Fourteen sessions went by faster than I expected. At the end of each, I felt that we are just beginning and the ideas and information were etched in my mind.
During one of the sessions, each side was asked to assume the role of the other – the Palestinian assumed the Israeli role and vice versa, and each defended the other’s narrative. Though all the activities were significant, this one was the most significant to me. Each side discovered to what extent it understands and can relate to the other’s narrative and each side assumed the role of the other and defended it well.

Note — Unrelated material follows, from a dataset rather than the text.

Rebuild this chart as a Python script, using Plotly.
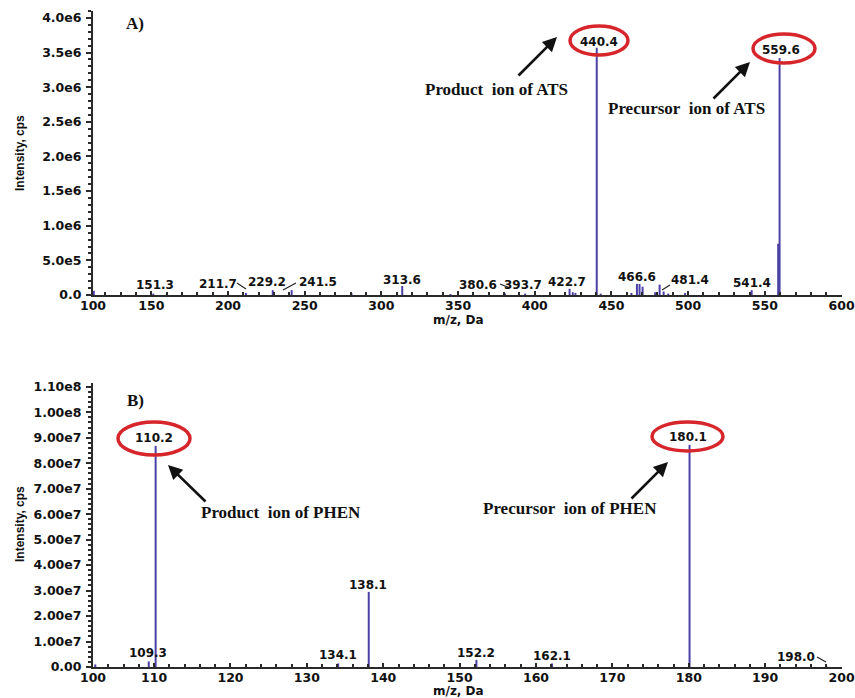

It’s wonderful that both sides in the conflict understand one another and know the other’s narrative. If this concept were to become a common practice in both societies and people were convinced, there would be no wars or conflicts, just peace, love and brotherhood.
Gilles Alexandre
“Each of us has a name given by the Source of Life and given by our parents”
… Mason, Tzvia, Adam, Rachel, Yaakov, Rafi and more.
Every Thursday, we met for 4 hours straight on ZOOM. A virtual green line tried to separate us, but gradually the fears and partitions fell away. With facilitators Anat and Muhammad, translators Dima and Ahmed, we could listen, ask, probe and understand. Everyone became acquainted with the other’s personal and national narrative. The national narratives are so unlike one another, yet so similar in terms of what’s lacking. And once again, it seems that a nation is a mosaic of people who differ in opinions, faith and life stories. At the end of the tenth and final encounter, we want to keep in touch and meet face to face, until our leaders understand that only with true dialogue, by renouncing dreams, can both nations live side by side in peace. And I feel that I have become a better person, more understanding of the pain of the other while having reinforced my identities.
Thank you to the PCFF for allowing me to take part in the project. I highly recommend that all my friends take part in similar encounters.